Microsoft made DX as a way to allow applications on their operating systems to access the gaming hardware. What business does DX have on any other OS?

It just happens to be popular, because windows is popular, get over it.
 
Who the fuck cares which one is better right now (PhysX vs Havok). You guys bickering back & forth miss the real travesty & argument. That is, Company A rendering something you bought/ or plan to buy, which is touted as such purpose, useless in its utility b/c it finds you have Company B's product. :rolleyes: :mad: This is bullshit & it is stupid.
 
Last edited:
Agreed. I bought a GTX 275, I should be able to use it for physx regardless of whether I switch to an ATI DX11 card for graphics rendering or not...
 
Who the fuck cares which one is better right now (PhysX vs Havok).
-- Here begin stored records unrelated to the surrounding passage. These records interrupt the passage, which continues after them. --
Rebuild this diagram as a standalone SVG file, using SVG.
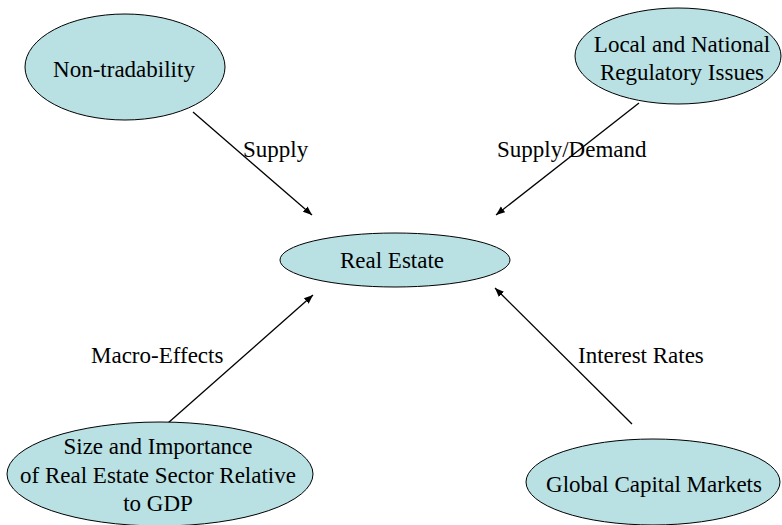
<svg xmlns="http://www.w3.org/2000/svg" width="782" height="525" viewBox="0 0 782 525">
<style>
  .node ellipse { fill: #B9E0E3; stroke: #000; stroke-width: 1; }
  text { font-family: "Liberation Serif", "Times New Roman", serif; font-size: 23px; fill: #000; }
  .c { text-anchor: middle; }
  .edge { stroke: #000; stroke-width: 1.3; fill: none; marker-end: url(#ah); }
</style>
<defs>
  <marker id="ah" viewBox="0 0 10 10" refX="10" refY="5" markerWidth="9" markerHeight="9" markerUnits="userSpaceOnUse" orient="auto">
    <path d="M0,1 L10,5 L0,9 Z" fill="#000"/>
  </marker>
</defs>
<rect width="782" height="525" fill="#fff"/>
<g id="connectors">
  <line class="edge" x1="193" y1="112" x2="312" y2="215"/>
  <line class="edge" x1="639" y1="103" x2="496" y2="215"/>
  <line class="edge" x1="168" y1="423" x2="313" y2="295"/>
  <line class="edge" x1="632" y1="424" x2="495" y2="288"/>
  <text x="243" y="157">Supply</text>
  <text x="497" y="157">Supply/Demand</text>
  <text x="91" y="363">Macro-Effects</text>
  <text x="578" y="363">Interest Rates</text>
</g>
<g id="non-tradability" class="node">
  <ellipse cx="125" cy="67" rx="100" ry="53"/>
  <text class="c" x="124" y="77">Non-tradability</text>
</g>
<g id="regulatory" class="node">
  <ellipse cx="678" cy="56" rx="103" ry="48"/>
  <text class="c" x="682" y="52">Local and National</text>
  <text class="c" x="682" y="80">Regulatory Issues</text>
</g>
<g id="real-estate" class="node">
  <ellipse cx="395" cy="260" rx="115" ry="27"/>
  <text class="c" x="392" y="268">Real Estate</text>
</g>
<g id="size-importance" class="node">
  <ellipse cx="160" cy="474" rx="153" ry="52"/>
  <text class="c" x="158" y="454">Size and Importance</text>
  <text class="c" x="158" y="483">of Real Estate Sector Relative</text>
  <text class="c" x="158" y="511">to GDP</text>
</g>
<g id="global-capital" class="node">
  <ellipse cx="653" cy="482" rx="127" ry="43"/>
  <text class="c" x="654" y="492">Global Capital Markets</text>
</g>
</svg>
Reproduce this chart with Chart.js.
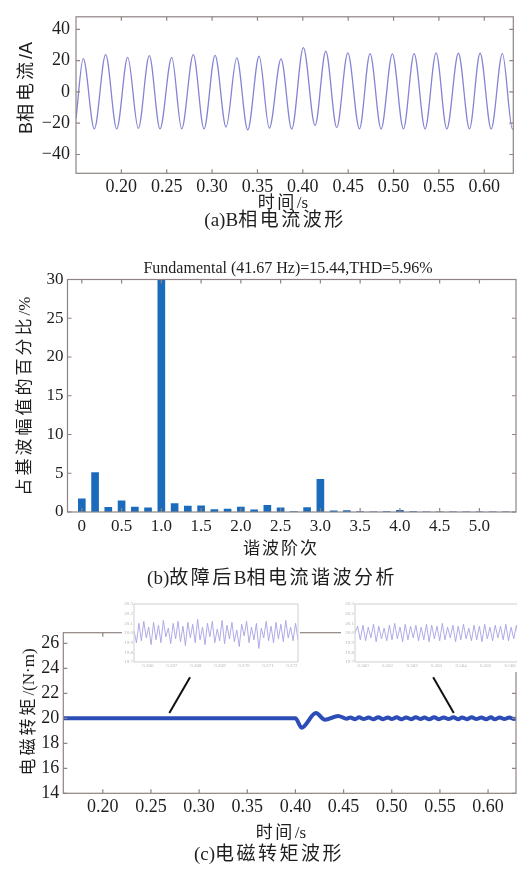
<!DOCTYPE html>
<html><head><meta charset="utf-8">
<script src="https://cdn.jsdelivr.net/npm/chart.js@4.4.1/dist/chart.umd.min.js"></script>
<style>
html,body{margin:0;padding:0;background:#fff;}
#page{position:relative;width:517px;height:871px;overflow:hidden;background:#fff;}
canvas{position:absolute;}
.t{position:absolute;white-space:nowrap;line-height:1;color:#1e1e1e;transform:translate(-50%,-50%);font-family:'Liberation Serif','Noto Sans CJK SC',serif;}
.v{transform:translate(-50%,-50%) rotate(-90deg);}
.s{letter-spacing:2.5px;}
.s3{letter-spacing:3px;}
</style></head>
<body><div id="page">
<canvas id="ca" width="517" height="210" style="left:0;top:0"></canvas>
<canvas id="cb" width="517" height="309" style="left:0;top:250px"></canvas>
<canvas id="cc" width="517" height="247" style="left:0;top:595px"></canvas>
<canvas id="ci1" width="178" height="74" style="left:122px;top:598px;background:#fff"></canvas>
<canvas id="ci2" width="186" height="74" style="left:341px;top:598px;background:#fff"></canvas>

<div class="t v" style="left:26px;top:88px;font-size:18px;font-family:'Liberation Sans','Noto Sans CJK SC',sans-serif">B<span class="s3">相电流</span>/A</div>
<div class="t" style="left:283px;top:202px;font-size:17px"><span class="s">时间</span>/s</div>
<div class="t" style="left:275px;top:219px;font-size:19px">(a)B<span class="s">相电流波形</span></div>

<div class="t" style="left:288px;top:268px;font-size:16px">Fundamental (41.67 Hz)=15.44,THD=5.96%</div>
<div class="t v" style="left:24px;top:396px;font-size:17px"><span class="s3">占基波幅值的百分比</span>/%</div>
<div class="t" style="left:281px;top:548px;font-size:17px;letter-spacing:2px">谐波阶次</div>
<div class="t" style="left:272px;top:577px;font-size:19px">(b)<span class="s">故障后</span>B<span class="s">相电流谐波分析</span></div>

<div class="t v" style="left:28px;top:712px;font-size:17px"><span class="s3">电磁转矩</span>/(N·m)</div>
<div class="t" style="left:281px;top:832px;font-size:17px"><span class="s">时间</span>/s</div>
<div class="t" style="left:269px;top:853px;font-size:19px">(c)<span class="s">电磁转矩波形</span></div>
</div>
<script>
// ---------- (a) B-phase current: extrema ----------
const currentTimes = [0.150,0.1580,0.1702,0.1827,0.1949,0.2070,0.2187,0.2308,0.2426,0.2555,0.2665,0.2793,0.2911,0.3033,0.3154,0.3272,0.3393,0.3518,0.3631,0.3760,0.3878,0.4006,0.4135,0.4253,0.4374,0.4496,0.4624,0.4741,0.4863,0.4987,0.5109,0.5227,0.5348,0.5469,0.5587,0.5715,0.5837,0.5954,0.6076,0.6200,0.6311,0.632];
const currentValues = [-17,21.3,-23.6,23.8,-23.6,22.1,-23.3,23.2,-23.6,22.1,-23.6,23.8,-23.6,23.4,-22.4,21.7,-24.3,22.8,-23.2,21.1,-23.8,28.3,-21.5,26.0,-22.8,24.9,-23.6,24.5,-23.6,24.3,-23.6,24.5,-23.6,24.9,-23.6,24.7,-23.6,24.7,-23.6,24.5,-23.8,-23.7];
const timeTicks = [0.20,0.25,0.30,0.35,0.40,0.45,0.50,0.55,0.60];
const currentTicks = [-40,-20,0,20,40];

// ---------- (b) harmonic spectrum ----------
const harmonicOrders = [0,0.167,0.333,0.5,0.667,0.833,1.0,1.167,1.333,1.5,1.667,1.833,2.0,2.167,2.333,2.5,2.667,2.833,3.0,3.167,3.333,3.5,3.667,3.833,4.0,4.167,4.333,4.5,4.667,4.833,5.0,5.167,5.333];
const harmonicPercent = [1.7,5.1,0.6,1.45,0.65,0.55,100,1.1,0.75,0.8,0.3,0.38,0.65,0.28,0.85,0.55,0.06,0.58,4.2,0.15,0.18,0.06,0.03,0.04,0.2,0.04,0.03,0.03,0.02,0.03,0.02,0.02,0.02];
const harmonicTickValues = [0,0.5,1.0,1.5,2.0,2.5,3.0,3.5,4.0,4.5,5.0];
const harmonicTickLabels = ['0','0.5','1.0','1.5','2.0','2.5','3.0','3.5','4.0','4.5','5.0'];
const percentTicks = [0,5,10,15,20,25,30];

// ---------- (c) electromagnetic torque ----------
const torqueTimes = [0.159,0.400,0.4064,0.4213,0.4306,0.4444,0.4531,0.457,0.462,0.466,0.471,0.476,0.481,0.486,0.491,0.496,0.500,0.505,0.510,0.515,0.520,0.525,0.530,0.534,0.539,0.544,0.549,0.554,0.559,0.564,0.569,0.573,0.578,0.583,0.588,0.593,0.598,0.603,0.607,0.612,0.617,0.622,0.627,0.629];
const torqueValues = [20.0,20.0,19.25,20.42,19.88,20.19,19.97,20.06,19.93,20.08,19.94,20.07,19.92,20.09,19.93,20.07,19.94,20.08,19.92,20.07,19.93,20.09,19.94,20.06,19.92,20.08,19.93,20.07,19.94,20.08,19.92,20.07,19.93,20.08,19.94,20.06,19.93,20.08,19.92,20.07,19.94,20.06,19.95,20.0];
const torqueTicks = [14,16,18,20,22,24,26];
const leaderLeftTimes = [0.2906,0.2691];
const leaderLeftValues = [23.29,20.43];
const leaderRightTimes = [0.5430,0.5644];
const leaderRightValues = [23.29,20.43];

// zoomed insets (torque ripple)
const insetLeftValues = [20.02,19.90,20.10,19.92,20.12,19.95,20.06,19.88,20.11,19.93,20.08,19.90,20.13,19.96,20.05,19.89,20.10,19.94,20.12,19.91,20.07,19.87,20.11,19.95,20.09,19.90,20.14,19.93,20.06,19.88,20.10,19.96,20.12,19.90,20.04,19.92,20.13,19.89,20.08,19.94,20.11,19.91,20.03,19.86,20.09,19.97,20.12,19.90,20.06,19.93,20.10,19.84,20.05,19.95,20.12,19.92,20.07,19.90,20.11,19.94,20.09,19.91,20.13,19.95,20.06,19.92,20.10,19.93];
const insetLeftTicks = [0.266,0.267,0.268,0.269,0.270,0.271,0.272];
const insetRightValues = [20.00,20.07,19.93,20.08,19.92,20.06,19.95,20.09,19.91,20.07,19.94,20.05,19.92,20.08,19.93,20.10,19.94,20.06,19.91,20.09,19.93,20.07,19.95,20.08,19.92,20.06,19.93,20.09,19.91,20.08,19.94,20.07,19.92,20.10,19.93,20.06,19.95,20.08,19.91,20.07,19.93,20.09,19.94,20.05,19.92,20.08,19.93,20.07,19.91,20.09,19.94,20.06,19.92,20.08,19.95,20.07,19.93,20.09,19.92,20.06,19.94,20.08,19.91,20.07,19.93,20.05];
const insetRightTicks = [0.560,0.561,0.562,0.563,0.564,0.565,0.566];
const insetValueTicks = [19.7,19.8,19.9,20.0,20.1,20.2,20.3];

// ---------- helpers ----------
const SERIF = "'Liberation Serif', serif";
const INK = '#1e1e1e';
const FRAME = '#8e8482';
const minusFmt = v => v < 0 ? '\u2212' + Math.abs(v) : String(v);
const pts = (xs, ys) => xs.map((x, i) => ({x, y: ys[i]}));
const setTicks = arr => s => { s.ticks = arr.map(v => ({value: v})); };

const framePlugin = {
  id: 'frame',
  afterDatasetsDraw(chart, args, o) {
    const {ctx, chartArea: a} = chart;
    ctx.save();
    ctx.strokeStyle = o.color || FRAME;
    ctx.lineWidth = o.width || 1.2;
    ctx.strokeRect(a.left, a.top, a.right - a.left, a.bottom - a.top);
    const L = o.tick || 0;
    if (L) {
      const xs = chart.scales[o.xAxis || 'x'], ys = chart.scales.y;
      ctx.beginPath();
      xs.ticks.forEach(t => { const p = xs.getPixelForValue(t.value);
        ctx.moveTo(p, a.bottom); ctx.lineTo(p, a.bottom - L); ctx.moveTo(p, a.top); ctx.lineTo(p, a.top + L); });
      ys.ticks.forEach(t => { const p = ys.getPixelForValue(t.value);
        ctx.moveTo(a.left, p); ctx.lineTo(a.left + L, p); ctx.moveTo(a.right, p); ctx.lineTo(a.right - L, p); });
      ctx.stroke();
    }
    ctx.restore();
  }
};

const baseOpts = (padTop, padRight) => ({
  responsive: false, animation: false, events: [],
  layout: {padding: {top: padTop, right: padRight, left: 0, bottom: 0}},
});

// ---------- chart (a) ----------
new Chart(document.getElementById('ca'), {
  type: 'line',
  data: {datasets: [{data: pts(currentTimes, currentValues), borderColor: '#8583d3', borderWidth: 1.3,
    pointRadius: 0, cubicInterpolationMode: 'monotone', fill: false}]},
  options: Object.assign(baseOpts(14.3, 3.7), {
    plugins: {legend: {display: false}, tooltip: {enabled: false}, frame: {tick: 4}},
    scales: {
      x: {type: 'linear', min: 0.15, max: 0.632, afterBuildTicks: setTicks(timeTicks),
        afterFit: s => { s.height = 36.7; },
        ticks: {autoSkip: false, maxRotation: 0, padding: 3, color: INK, font: {family: SERIF, size: 18},
          callback: v => v.toFixed(2)},
        grid: {display: false, drawTicks: false}, border: {display: false}},
      y: {min: -52, max: 48, afterBuildTicks: setTicks(currentTicks),
        afterFit: s => { s.width = 76; },
        ticks: {padding: 6, color: INK, font: {family: SERIF, size: 18}, callback: minusFmt},
        grid: {display: false, drawTicks: false}, border: {display: false}}
    }
  }),
  plugins: [framePlugin]
});

// ---------- chart (b) ----------
new Chart(document.getElementById('cb'), {
  type: 'bar',
  data: {datasets: [{data: pts(harmonicOrders, harmonicPercent), backgroundColor: '#1b6bbd',
    barThickness: 7, clip: 0}]},
  options: Object.assign(baseOpts(29.5, 1), {
    plugins: {legend: {display: false}, tooltip: {enabled: false}, frame: {tick: 4}},
    scales: {
      x: {type: 'linear', offset: false, min: -0.18, max: 5.46, afterBuildTicks: setTicks(harmonicTickValues),
        afterFit: s => { s.height = 47; },
        ticks: {autoSkip: false, maxRotation: 0, padding: 4, color: INK, font: {family: SERIF, size: 17},
          callback: (v, i) => harmonicTickLabels[i]},
        grid: {display: false, drawTicks: false}, border: {display: false}},
      y: {min: 0, max: 30, afterBuildTicks: setTicks(percentTicks),
        afterFit: s => { s.width = 67.5; },
        ticks: {padding: 4, color: INK, font: {family: SERIF, size: 17}},
        grid: {display: false, drawTicks: false}, border: {display: false}}
    }
  }),
  plugins: [framePlugin]
});

// ---------- chart (c) ----------
new Chart(document.getElementById('cc'), {
  type: 'line',
  data: {datasets: [
    {data: pts(torqueTimes, torqueValues), borderColor: '#2c4cb8', borderWidth: 4, pointRadius: 0,
      cubicInterpolationMode: 'monotone', fill: false},
    {data: pts(leaderLeftTimes, leaderLeftValues), borderColor: '#111', borderWidth: 2, pointRadius: 0, tension: 0},
    {data: pts(leaderRightTimes, leaderRightValues), borderColor: '#111', borderWidth: 2, pointRadius: 0, tension: 0}
  ]},
  options: Object.assign(baseOpts(37.7, 1), {
    plugins: {legend: {display: false}, tooltip: {enabled: false}, frame: {tick: 4}},
    scales: {
      x: {type: 'linear', min: 0.159, max: 0.629, afterBuildTicks: setTicks(timeTicks),
        afterFit: s => { s.height = 48.7; },
        ticks: {autoSkip: false, maxRotation: 0, padding: 3, color: INK, font: {family: SERIF, size: 18},
          callback: v => v.toFixed(2)},
        grid: {display: false, drawTicks: false}, border: {display: false}},
      y: {min: 14, max: 26.85, afterBuildTicks: setTicks(torqueTicks),
        afterFit: s => { s.width = 63.3; },
        ticks: {padding: 4, color: INK, font: {family: SERIF, size: 18}},
        grid: {display: false, drawTicks: false}, border: {display: false}}
    }
  }),
  plugins: [framePlugin]
});

// ---------- insets ----------
function makeInset(id, values, tickTimes, tMin, tMax, yWidth, padRight) {
  new Chart(document.getElementById(id), {
    type: 'line',
    data: {labels: values.map((_, i) => i),
      datasets: [{data: values, borderColor: '#a6a2e4', borderWidth: 0.9, pointRadius: 0, tension: 0, xAxisID: 'x'}]},
    options: Object.assign(baseOpts(6, padRight), {
      plugins: {legend: {display: false}, tooltip: {enabled: false}, frame: {color: '#cfcfcf', width: 1}},
      scales: {
        x: {type: 'category', display: false, offset: false},
        xt: {type: 'linear', position: 'bottom', min: tMin, max: tMax, afterBuildTicks: setTicks(tickTimes),
          afterFit: s => { s.height = 10; },
          ticks: {autoSkip: false, maxRotation: 0, padding: 1, color: '#b5b5b5', font: {family: SERIF, size: 5},
            callback: v => v.toFixed(3)},
          grid: {display: false, drawTicks: false}, border: {display: false}},
        y: {min: 19.7, max: 20.3, afterBuildTicks: setTicks(insetValueTicks),
          afterFit: s => { s.width = yWidth; },
          ticks: {padding: 1, color: '#b5b5b5', font: {family: SERIF, size: 5}, callback: v => v.toFixed(1)},
          grid: {display: false, drawTicks: false}, border: {display: false}}
      }
    }),
    plugins: [framePlugin]
  });
}
makeInset('ci1', insetLeftValues, insetLeftTicks, 0.26542, 0.27225, 12, 2);
makeInset('ci2', insetRightValues, insetRightTicks, 0.55967, 0.56669, 14, 0);
</script>
</body></html>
You guys bickering back & forth miss the real travesty & argument. That is, Company A rendering something you bought/ or plan to buy, which is touted as such purpose, useless in its utility b/c it finds you have Company B's product. :rolleyes: :mad: This is bullshit & it is stupid.


That is the true issue here.
We do tend to slide into arguing the technical merits of the respective API's, standards, libraries, dev tools, and etc. when this sort of thread comes up.

I don't really know why anyone is surprised over this behavior. Nv did this with SLI for the longest. Just to sell their less than stellar, generally over priced SLI mobo chip sets, even when it was painfully obvious there was no technical reason for it.
I am actually surprised they did not do this sooner to be honest.
 
Agreed. I bought a GTX 275, I should be able to use it for physx regardless of whether I switch to an ATI DX11 card for graphics rendering or not...
I feel for you. Nvidia could have been getting extra money from me, cause I wanted a gpu from them to run physX with my 4870x2, now they lose out on a prospective customer as myself & shun all others who would be willing to use their tech for PhysX. Lost sales????? Imagine if they detected you used an AMD CPU or MOTHERBOARD! :confused: :eek: Where does it end???